▶ [Stated exercise]
Repeat the data word for word. Do not include the pictures.

"""

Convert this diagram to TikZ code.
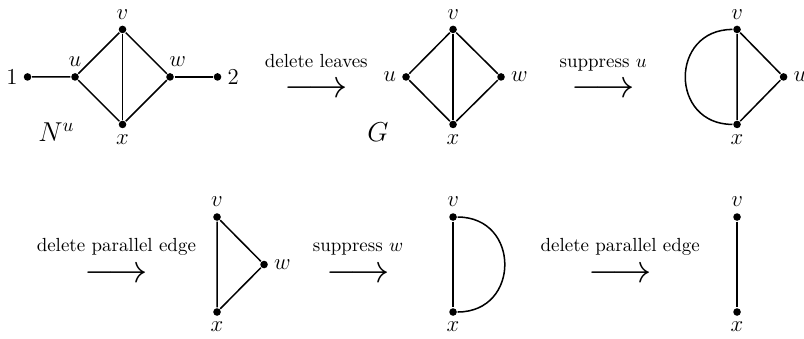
\documentclass[tikz,border=0pt]{standalone}
\begin{document}
\begin{tikzpicture}[x=0.88cm,y=0.88cm,thick,
  vert/.style={circle,fill=black,inner sep=0pt,minimum size=4pt},
  every label/.style={font=\large,inner sep=2.5pt},
  opnode/.style={align=center,anchor=base,inner sep=0pt}]
  \useasboundingbox (0,0) rectangle (16.93,7.12);

  % Operations (text above, long arrow below)
  \foreach \lab/\tx/\ty [count=\i] in {delete leaves/6.66/5.07,
      suppress $u$/12.70/5.07,
      delete parallel edge/2.45/1.18,
      suppress $w$/7.54/1.18,
      delete parallel edge/13.06/1.18} {
    \node[opnode] (op\i) at (\tx,\ty) {\lab\\[4pt]{\fontsize{22}{24}\selectfont$\longrightarrow$}};
  }

  % N^u
  \node[vert,label=left:1] (one) at (0.58,5.5) {};
  \node[vert,label=above:$u$] (u1) at (1.58,5.5) {};
  \node[vert,label=above:$v$] (v1) at (2.58,6.5) {};
  \node[vert,label={[xshift=4pt]above:$w$}] (w1) at (3.58,5.5) {};
  \node[vert,label=below:$x$] (x1) at (2.58,4.5) {};
  \node[vert,label=right:2] (two) at (4.58,5.5) {};
  \node[anchor=base,font=\Large] (Nu) at (1.19,4.14) {$N^u$};
  \draw (one) -- (u1) -- (v1) -- (w1) -- (x1) -- (u1);
  \draw (v1) -- (x1);
  \draw (w1) -- (two);

  % G
  \node[vert,label=left:$u$] (u2) at (8.55,5.5) {};
  \node[vert,label=above:$v$] (v2) at (9.54,6.5) {};
  \node[vert,label=right:$w$] (w2) at (10.55,5.5) {};
  \node[vert,label=below:$x$] (x2) at (9.54,4.5) {};
  \node[anchor=base,font=\Large] (G) at (7.96,4.13) {$G$};
  \draw (u2) -- (v2) -- (w2) -- (x2) -- (u2);
  \draw (v2) -- (x2);

  % after suppressing u
  \node[vert,label=above:$v$] (v3) at (15.52,6.5) {};
  \node[vert,label=right:$u$] (u3) at (16.5,5.5) {};
  \node[vert,label=below:$x$] (x3) at (15.52,4.5) {};
  \draw (v3) -- (u3) -- (x3) -- (v3);
  \draw (v3) to[out=180,in=180,looseness=1.7] (x3);

  % triangle
  \node[vert,label=above:$v$] (v4) at (4.57,2.55) {};
  \node[vert,label=right:$w$] (w4) at (5.56,1.55) {};
  \node[vert,label=below:$x$] (x4) at (4.57,0.55) {};
  \draw (v4) -- (w4) -- (x4) -- (v4);

  % double edge
  \node[vert,label=above:$v$] (v5) at (9.54,2.55) {};
  \node[vert,label=below:$x$] (x5) at (9.54,0.55) {};
  \draw (v5) -- (x5);
  \draw (v5) to[out=0,in=0,looseness=1.7] (x5);

  % single edge
  \node[vert,label=above:$v$] (v6) at (15.52,2.55) {};
  \node[vert,label=below:$x$] (x6) at (15.52,0.55) {};
  \draw (v6) -- (x6);
\end{tikzpicture}
\end{document}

"""

▶ [Final answer]
Convert this diagram to TikZ code.
\documentclass[tikz,border=0pt]{standalone}
\begin{document}
\begin{tikzpicture}[x=0.88cm,y=0.88cm,thick,
  vert/.style={circle,fill=black,inner sep=0pt,minimum size=4pt},
  every label/.style={font=\large,inner sep=2.5pt},
  opnode/.style={align=center,anchor=base,inner sep=0pt}]
  \useasboundingbox (0,0) rectangle (16.93,7.12);

  % Operations (text above, long arrow below)
  \foreach \lab/\tx/\ty [count=\i] in {delete leaves/6.66/5.07,
      suppress $u$/12.70/5.07,
      delete parallel edge/2.45/1.18,
      suppress $w$/7.54/1.18,
      delete parallel edge/13.06/1.18} {
    \node[opnode] (op\i) at (\tx,\ty) {\lab\\[4pt]{\fontsize{22}{24}\selectfont$\longrightarrow$}};
  }

  % N^u
  \node[vert,label=left:1] (one) at (0.58,5.5) {};
  \node[vert,label=above:$u$] (u1) at (1.58,5.5) {};
  \node[vert,label=above:$v$] (v1) at (2.58,6.5) {};
  \node[vert,label={[xshift=4pt]above:$w$}] (w1) at (3.58,5.5) {};
  \node[vert,label=below:$x$] (x1) at (2.58,4.5) {};
  \node[vert,label=right:2] (two) at (4.58,5.5) {};
  \node[anchor=base,font=\Large] (Nu) at (1.19,4.14) {$N^u$};
  \draw (one) -- (u1) -- (v1) -- (w1) -- (x1) -- (u1);
  \draw (v1) -- (x1);
  \draw (w1) -- (two);

  % G
  \node[vert,label=left:$u$] (u2) at (8.55,5.5) {};
  \node[vert,label=above:$v$] (v2) at (9.54,6.5) {};
  \node[vert,label=right:$w$] (w2) at (10.55,5.5) {};
  \node[vert,label=below:$x$] (x2) at (9.54,4.5) {};
  \node[anchor=base,font=\Large] (G) at (7.96,4.13) {$G$};
  \draw (u2) -- (v2) -- (w2) -- (x2) -- (u2);
  \draw (v2) -- (x2);

  % after suppressing u
  \node[vert,label=above:$v$] (v3) at (15.52,6.5) {};
  \node[vert,label=right:$u$] (u3) at (16.5,5.5) {};
  \node[vert,label=below:$x$] (x3) at (15.52,4.5) {};
  \draw (v3) -- (u3) -- (x3) -- (v3);
  \draw (v3) to[out=180,in=180,looseness=1.7] (x3);

  % triangle
  \node[vert,label=above:$v$] (v4) at (4.57,2.55) {};
  \node[vert,label=right:$w$] (w4) at (5.56,1.55) {};
  \node[vert,label=below:$x$] (x4) at (4.57,0.55) {};
  \draw (v4) -- (w4) -- (x4) -- (v4);

  % double edge
  \node[vert,label=above:$v$] (v5) at (9.54,2.55) {};
  \node[vert,label=below:$x$] (x5) at (9.54,0.55) {};
  \draw (v5) -- (x5);
  \draw (v5) to[out=0,in=0,looseness=1.7] (x5);

  % single edge
  \node[vert,label=above:$v$] (v6) at (15.52,2.55) {};
  \node[vert,label=below:$x$] (x6) at (15.52,0.55) {};
  \draw (v6) -- (x6);
\end{tikzpicture}
\end{document}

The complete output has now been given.